Monks Rock the Charts

In the glow of success from their new CD, the brothers of Heiligenkreuz come back down to Earth

Within a week of the release on May 19, the Austrian Cistercian monks of Heiligenkreuz rocketed to No. 9 on the UK album pop charts and No. 1 on the classical charts with their Gregorian chant album Chant-Music for Paradise. The monks had won a recording contract with Universal Classics in March after auditioning on internet platform YouTube with a video – an elegant portrait of music and spirituality that had now been watched by some 150,000 viewers. [See “Singing Monks of Heiligenkreuz”, TVR, April 2008]

“We’re overjoyed, and really did not think that so many people would like the album so much,” confirmed  press spokesperson Father Karl. “We hope that all who listen to it find calm and strength in those thousand-year-old melodies.”

The monks also made clear that despite of their success, they were not planning on touring the world like pop stars. Their chant was dedicated to God, they said, and if people wanted to listen to it “live,” they were most welcome to attend the Morning Prayer at 5:15 AM in the monastery just outside of Vienna, Father Karl said in an television interview with Vera Exklusiv on ORF2.

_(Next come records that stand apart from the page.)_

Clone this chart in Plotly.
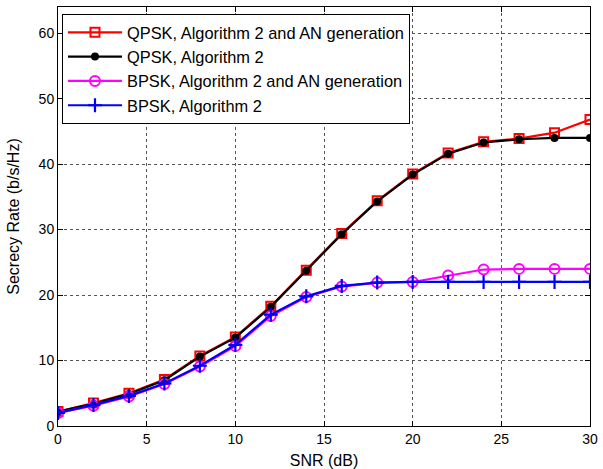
import plotly.graph_objects as go

snr = [0, 2, 4, 6, 8, 10, 12, 14, 16, 18, 20, 22, 24, 26, 28, 30]
qpsk_an = [2.2, 3.5, 5.0, 7.1, 10.7, 13.6, 18.3, 23.8, 29.4, 34.4, 38.5, 41.7, 43.4, 43.9, 44.8, 46.8]
qpsk_alg2 = [2.2, 3.4, 4.9, 7.0, 10.6, 13.5, 18.2, 23.7, 29.3, 34.3, 38.4, 41.6, 43.3, 43.8, 44.0, 44.0]
bpsk_an = [2.0, 3.1, 4.5, 6.4, 9.1, 12.2, 16.8, 19.7, 21.3, 21.9, 22.0, 23.0, 23.9, 24.0, 24.0, 24.0]
bpsk_alg2 = [2.0, 3.2, 4.6, 6.5, 9.2, 12.4, 17.0, 19.8, 21.4, 21.9, 22.0, 22.0, 22.0, 22.0, 22.0, 22.0]

names = ["QPSK, Algorithm 2 and AN generation", "QPSK, Algorithm 2",
         "BPSK, Algorithm 2 and AN generation", "BPSK, Algorithm 2"]

FONT = "Liberation Sans, Arial"

fig = go.Figure()
fig.add_trace(go.Scatter(x=snr, y=qpsk_an, name=names[0], mode="lines+markers",
                         line=dict(color="#ff0000", width=2.2),
                         marker=dict(symbol="square-open", size=9, color="#ff0000", line=dict(width=2, color="#ff0000"))))
fig.add_trace(go.Scatter(x=snr, y=qpsk_alg2, name=names[1], mode="lines+markers",
                         line=dict(color="#000000", width=2.2),
                         marker=dict(symbol="circle", size=8, color="#000000")))
fig.add_trace(go.Scatter(x=snr, y=bpsk_an, name=names[2], mode="lines+markers",
                         line=dict(color="#ff00ff", width=2.2),
                         marker=dict(symbol="circle-open", size=10, color="#ff00ff", line=dict(width=2, color="#ff00ff"))))
fig.add_trace(go.Scatter(x=snr, y=bpsk_alg2, name=names[3], mode="lines+markers",
                         line=dict(color="#0000ff", width=2.2),
                         marker=dict(symbol="cross-thin-open", size=10, color="#0000ff", line=dict(width=2.2, color="#0000ff"))))

axis_common = dict(showline=True, linecolor="black", linewidth=1, mirror="ticks",
                   ticks="inside", ticklen=5, tickcolor="black",
                   showgrid=True, gridcolor="#555555", griddash="dot", gridwidth=1,
                   zeroline=False, automargin=False,
                   tickfont=dict(family=FONT, size=14, color="black"))

fig.update_xaxes(range=[0, 30], tickvals=[0, 5, 10, 15, 20, 25, 30],
                 title=dict(text="SNR (dB)", font=dict(family=FONT, size=16, color="black")),
                 **axis_common)
fig.update_yaxes(range=[0, 64], tickvals=[0, 10, 20, 30, 40, 50, 60],
                 title=dict(text="Secrecy Rate (b/s/Hz)", font=dict(family=FONT, size=16, color="black")),
                 **axis_common)

fig.update_layout(
    width=603, height=469,
    margin=dict(l=58, r=13, t=7, b=43),
    plot_bgcolor="white", paper_bgcolor="white",
    showlegend=True,
    legend=dict(x=0.0075, y=0.983, xanchor="left", yanchor="top",
                bgcolor="white", bordercolor="black", borderwidth=1,
                font=dict(family=FONT, size=16.4, color="black"),
                tracegroupgap=0, itemwidth=54),
)

fig.write_html("out.html", config={"displayModeBar": False},
               post_script="document.body.style.margin='0';document.body.style.overflow='hidden';")
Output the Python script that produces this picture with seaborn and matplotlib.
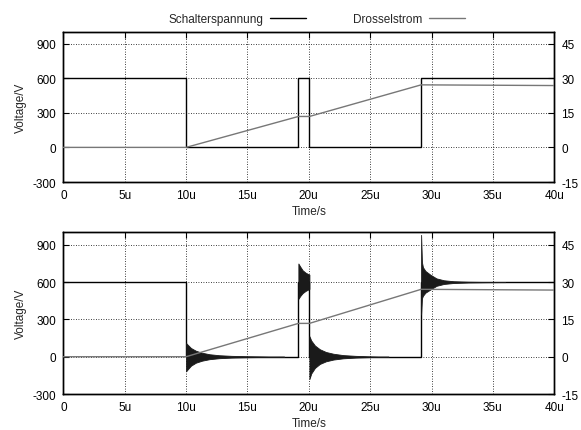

The income received from sales of the CD will be used for the education of monks from poor countries, mainly Vietnam and Sri Lanka. At the moment, 16 monks from African and Asian countries are studying at the papal philosophical and theological college Benedikt XVI in Heiligenkreuz.

“The recording contract was a miracle. We still can’t believe the whole story,” Father Karl said in the monastery’s official ‘Making-Of’ video clip. He recounted how on the last day of applications, someone had sent him a link via e-mail accompanied by the words schnell, schnell (quick, quick). So he up-loaded the video and entered the monks’ work.

The recording studio was set up in a small church, with the monks standing in the direction of the altar in order to create the most spiritual environment to work in. This was important, Father Karl explained, “because we sing the words given to us by God back to him in praise.”

Buyers on Amazon.co.uk, where the CD is the 6th most sold item in the music category, have described the music as “very deep and moving” and pointed out that you could hear the monk’s passion for the chant.

“Gregorian chant comes from the heart,” Father Karl emphasized. “It’s like angels singing.”

The Artist Development Manager of Universal Classics and Jazz confirmed this reaction: “They are simply the best Gregorian singers we have heard,” said Tom Lewis. “They make a magical sound, which is calming and deeply moving.”

Chant music, one of the oldest forms of music, in general, seems to revive in an age characterized by a hectic lifestyle oftentimes disconnected from God’s spirit. Since 2006, for example, the Catalonian Buddhist monastery Sakya Tashi Ling, one of the oldest Tibetan traditions of Buddhism, has successfully released two albums, called My Spirit Flies to You, and Monjes Budistas: Live Mantra. Their style being a hybrid form of Buddhist chants and pop music, it has won over the hearts of old and young, spiritual or atheist.

The monks of Stift Heiligenkreuz will, in spite of their huge success, or maybe because of it, continue to practice Gregorian chant as envisaged by the founder of the monastery, the oldest continuously occupied Cistercian one in the world, established by Margrave Leopold III of Austria, later known as Saint Leopold:

“To open our hearts, and purify our  souls, in order to regain clarity, light, strength, and peace.”